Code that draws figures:
## BEGIN

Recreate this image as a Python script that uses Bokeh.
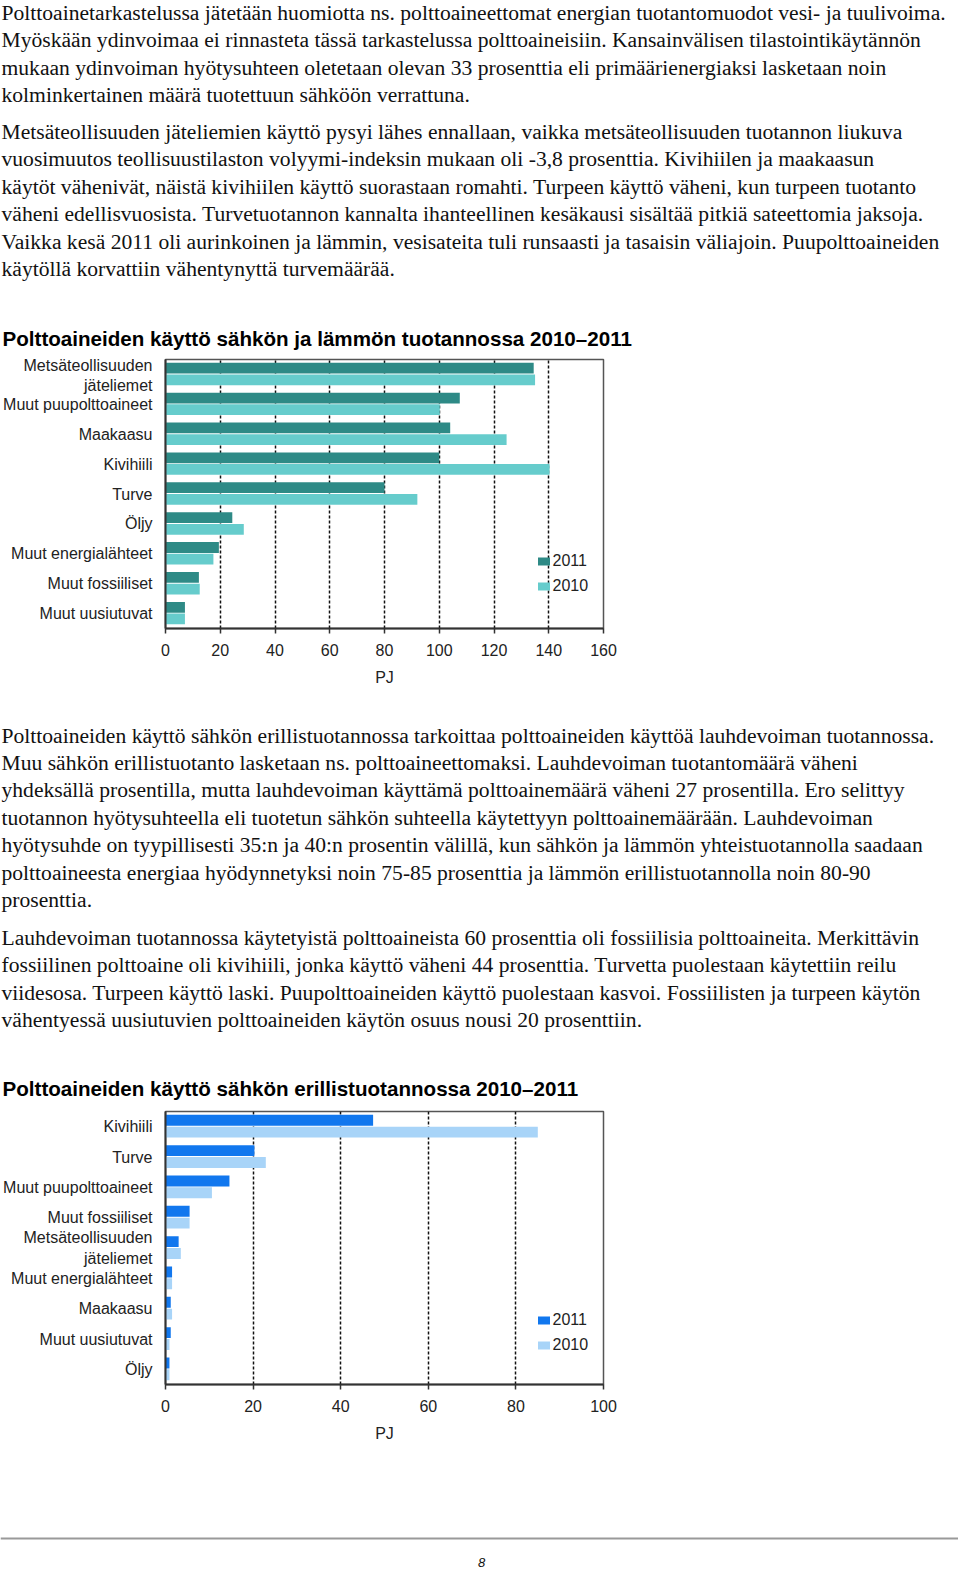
from bokeh.plotting import figure
from bokeh.layouts import column
from bokeh.models import ColumnDataSource, Range1d, FactorRange, FixedTicker
from bokeh.transform import dodge
from bokeh.core.properties import value
from bokeh.embed import file_html
from bokeh.resources import INLINE

# ---------------- data ----------------
PARA_1 = [
    "Polttoainetarkastelussa jätetään huomiotta ns. polttoaineettomat energian tuotantomuodot vesi- ja tuulivoima.",
    "Myöskään ydinvoimaa ei rinnasteta tässä tarkastelussa polttoaineisiin. Kansainvälisen tilastointikäytännön",
    "mukaan ydinvoiman hyötysuhteen oletetaan olevan 33 prosenttia eli primäärienergiaksi lasketaan noin",
    "kolminkertainen määrä tuotettuun sähköön verrattuna.",
]
PARA_2 = [
    "Metsäteollisuuden jäteliemien käyttö pysyi lähes ennallaan, vaikka metsäteollisuuden tuotannon liukuva",
    "vuosimuutos teollisuustilaston volyymi-indeksin mukaan oli -3,8 prosenttia. Kivihiilen ja maakaasun",
    "käytöt vähenivät, näistä kivihiilen käyttö suorastaan romahti. Turpeen käyttö väheni, kun turpeen tuotanto",
    "väheni edellisvuosista. Turvetuotannon kannalta ihanteellinen kesäkausi sisältää pitkiä sateettomia jaksoja.",
    "Vaikka kesä 2011 oli aurinkoinen ja lämmin, vesisateita tuli runsaasti ja tasaisin väliajoin. Puupolttoaineiden",
    "käytöllä korvattiin vähentynyttä turvemäärää.",
]
TITLE_1 = "Polttoaineiden käyttö sähkön ja lämmön tuotannossa 2010–2011"
PARA_3 = [
    "Polttoaineiden käyttö sähkön erillistuotannossa tarkoittaa polttoaineiden käyttöä lauhdevoiman tuotannossa.",
    "Muu sähkön erillistuotanto lasketaan ns. polttoaineettomaksi. Lauhdevoiman tuotantomäärä väheni",
    "yhdeksällä prosentilla, mutta lauhdevoiman käyttämä polttoainemäärä väheni 27 prosentilla. Ero selittyy",
    "tuotannon hyötysuhteella eli tuotetun sähkön suhteella käytettyyn polttoainemäärään. Lauhdevoiman",
    "hyötysuhde on tyypillisesti 35:n ja 40:n prosentin välillä, kun sähkön ja lämmön yhteistuotannolla saadaan",
    "polttoaineesta energiaa hyödynnetyksi noin 75-85 prosenttia ja lämmön erillistuotannolla noin 80-90",
    "prosenttia.",
]
PARA_4 = [
    "Lauhdevoiman tuotannossa käytetyistä polttoaineista 60 prosenttia oli fossiilisia polttoaineita. Merkittävin",
    "fossiilinen polttoaine oli kivihiili, jonka käyttö väheni 44 prosenttia. Turvetta puolestaan käytettiin reilu",
    "viidesosa. Turpeen käyttö laski. Puupolttoaineiden käyttö puolestaan kasvoi. Fossiilisten ja turpeen käytön",
    "vähentyessä uusiutuvien polttoaineiden käytön osuus nousi 20 prosenttiin.",
]
TITLE_2 = "Polttoaineiden käyttö sähkön erillistuotannossa 2010–2011"
PAGE_NUMBER = "8"

SERIES = ["2011", "2010"]
AXIS_LABEL = "PJ"

CATS_1 = ["Metsäteollisuuden\njäteliemet", "Muut puupolttoaineet", "Maakaasu", "Kivihiili",
          "Turve", "Öljy", "Muut energialähteet", "Muut fossiiliset", "Muut uusiutuvat"]
V1_2011 = [134.5, 107.5, 104.0, 100.0, 80.0, 24.4, 19.5, 12.2, 7.1]
V1_2010 = [135.0, 100.2, 124.6, 140.3, 92.0, 28.6, 17.5, 12.5, 7.1]
TICKS_1 = [0, 20, 40, 60, 80, 100, 120, 140, 160]

CATS_2 = ["Kivihiili", "Turve", "Muut puupolttoaineet", "Muut fossiiliset",
          "Metsäteollisuuden\njäteliemet", "Muut energialähteet", "Maakaasu", "Muut uusiutuvat", "Öljy"]
V2_2011 = [47.4, 20.3, 14.6, 5.5, 3.0, 1.5, 1.2, 1.2, 0.9]
V2_2010 = [85.0, 22.9, 10.6, 5.5, 3.5, 1.5, 1.5, 0.9, 0.9]
TICKS_2 = [0, 20, 40, 60, 80, 100]

# ---------------- styling ----------------
W = 958
SERIF = "Liberation Serif"
SANS = "Liberation Sans"
BODY_SIZE = "21.6px"
TITLE_SIZE = "20.6px"
LINE_PITCH = 27.4
TEXT_SHIFT = -5.5


def blank_fig(height):
    p = figure(width=W, height=height, x_range=Range1d(0, W), y_range=Range1d(height, 0),
               output_backend="svg", toolbar_location=None, min_border=0,
               x_axis_type=None, y_axis_type=None, frame_align=False)
    p.title = None
    p.outline_line_color = None
    p.background_fill_color = "white"
    p.border_fill_color = "white"
    return p


def add_para(p, lines, first_baseline):
    ys = [first_baseline + TEXT_SHIFT + i * LINE_PITCH for i in range(len(lines))]
    src = ColumnDataSource(dict(x=[1] * len(lines), y=ys, t=lines))
    p.text(x="x", y="y", text="t", source=src, text_font=value(SERIF),
           text_font_size=BODY_SIZE, text_baseline="alphabetic", text_align="left",
           text_color="#111111")


def add_title(p, title, baseline):
    p.text(x=[2], y=[baseline + TEXT_SHIFT], text=[title], text_font=value(SANS),
           text_font_size=TITLE_SIZE, text_font_style="bold", text_baseline="alphabetic",
           text_align="left", text_color="#000000")


def bar_chart(cats, v11, v10, ticks, c11, c10, top, frame_h, bottom, legend_y):
    src = ColumnDataSource(dict(cat=cats, v11=v11, v10=v10))
    left_border = 165
    frame_w = 438
    p = figure(width=W, height=top + frame_h + bottom,
               y_range=FactorRange(factors=list(reversed(cats))),
               x_range=Range1d(ticks[0], ticks[-1]),
               output_backend="svg", toolbar_location=None, frame_align=False,
               min_border_left=left_border, min_border_right=W - left_border - frame_w,
               min_border_top=top, min_border_bottom=bottom)
    p.title = None
    p.background_fill_color = "white"
    p.border_fill_color = "white"
    p.outline_line_color = "#555555"
    p.outline_line_width = 1.5

    p.hbar(y=dodge("cat", 0.21, range=p.y_range), left=0, right="v11", height=0.36,
           source=src, fill_color=c11, line_color=None, legend_label=SERIES[0])
    p.hbar(y=dodge("cat", -0.18, range=p.y_range), left=0, right="v10", height=0.36,
           source=src, fill_color=c10, line_color=None, legend_label=SERIES[1])

    p.ygrid.visible = False
    p.xgrid.ticker = FixedTicker(ticks=ticks[1:-1])
    p.xgrid.grid_line_color = "#111111"
    p.xgrid.grid_line_dash = "3 2"
    p.xgrid.grid_line_width = 1.5

    xa = p.xaxis[0]
    xa.ticker = FixedTicker(ticks=ticks)
    xa.axis_line_width = 2
    xa.axis_line_color = "#333333"
    xa.major_tick_line_color = "#333333"
    xa.major_tick_line_width = 1.5
    xa.major_tick_out = 5
    xa.major_tick_in = 0
    xa.minor_tick_line_color = None
    xa.major_label_text_font = SANS
    xa.major_label_text_font_size = "16px"
    xa.major_label_text_color = "#222222"
    xa.major_label_standoff = 10
    xa.axis_label = AXIS_LABEL
    xa.axis_label_text_font = SANS
    xa.axis_label_text_font_size = "16px"
    xa.axis_label_text_font_style = "normal"
    xa.axis_label_text_color = "#222222"
    xa.axis_label_standoff = 10

    ya = p.yaxis[0]
    ya.axis_line_width = 2
    ya.axis_line_color = "#333333"
    ya.major_tick_line_color = None
    ya.minor_tick_line_color = None
    ya.major_label_text_font = SANS
    ya.major_label_text_font_size = "16px"
    ya.major_label_text_color = "#222222"
    ya.major_label_standoff = 7

    lg = p.legend[0]
    lg.location = (370.5, legend_y)
    lg.border_line_color = None
    lg.background_fill_alpha = 0
    lg.padding = 0
    lg.margin = 0
    lg.spacing = 5
    lg.label_height = 20
    lg.glyph_height = 10
    lg.glyph_width = 15
    lg.label_standoff = 2
    lg.label_text_font = SANS
    lg.label_text_font_size = "16px"
    lg.label_text_color = "#222222"
    return p


# segment A: page y 0..356
fa = blank_fig(356)
add_para(fa, PARA_1, 17.8)
add_para(fa, PARA_2, 137.0)
add_title(fa, TITLE_1, 343.5)

# segment B: chart 1, page y 356..700
fb = bar_chart(CATS_1, V1_2011, V1_2010, TICKS_1, "#2E8A86", "#66CCCC",
               top=3, frame_h=269, bottom=72, legend_y=32)

# segment C: page y 700..1106
fc = blank_fig(406)
add_para(fc, PARA_3, 740.6 - 700)
add_para(fc, PARA_4, 943.0 - 700)
add_title(fc, TITLE_2, 1093.5 - 700)

# segment D: chart 2, page y 1106..1460
fd = bar_chart(CATS_2, V2_2011, V2_2010, TICKS_2, "#1177EE", "#A8D4F8",
               top=5, frame_h=273, bottom=76, legend_y=29)

# segment E: footer, page y 1460..1570
fe = blank_fig(110)
fe.line(x=[0, W], y=[78, 78], line_color="#999999", line_width=2)
fe.text(x=[481], y=[102], text=[PAGE_NUMBER], text_font=value(SANS), text_font_size="13px",
        text_font_style="italic", text_baseline="middle", text_align="center", text_color="#111111")

layout = column(fa, fb, fc, fd, fe, spacing=0)

with open("out.html", "w", encoding="utf-8") as f:
    f.write(file_html(layout, INLINE))
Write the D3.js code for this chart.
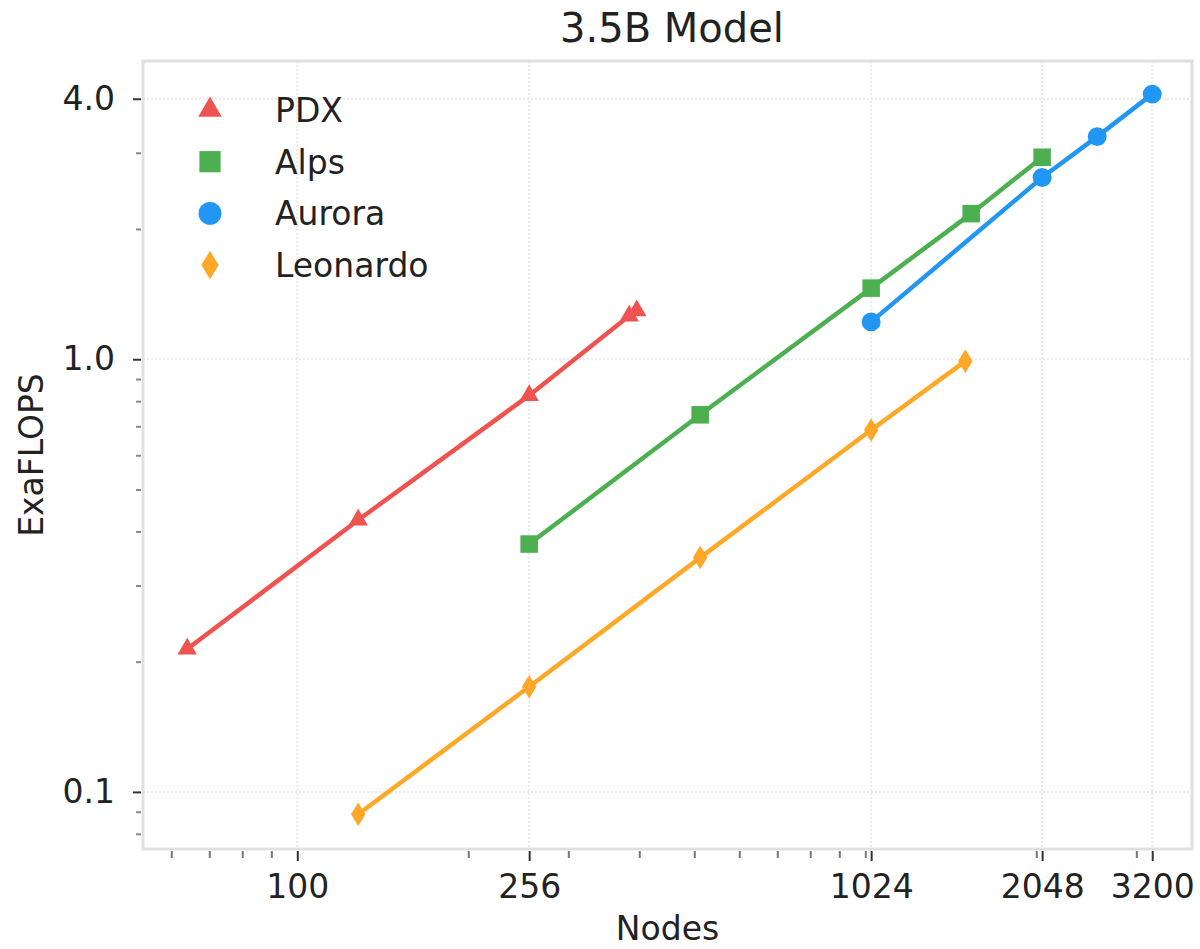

## END

## Given problem:
Copy exactly the lines running from the beginning of the listing through the line that has "from bokeh.resources import INLINE". Drop the pictures.

## Final result:
Recreate this image as a Python script that uses Bokeh.
from bokeh.plotting import figure
from bokeh.layouts import column
from bokeh.models import ColumnDataSource, Range1d, FactorRange, FixedTicker
from bokeh.transform import dodge
from bokeh.core.properties import value
from bokeh.embed import file_html
from bokeh.resources import INLINE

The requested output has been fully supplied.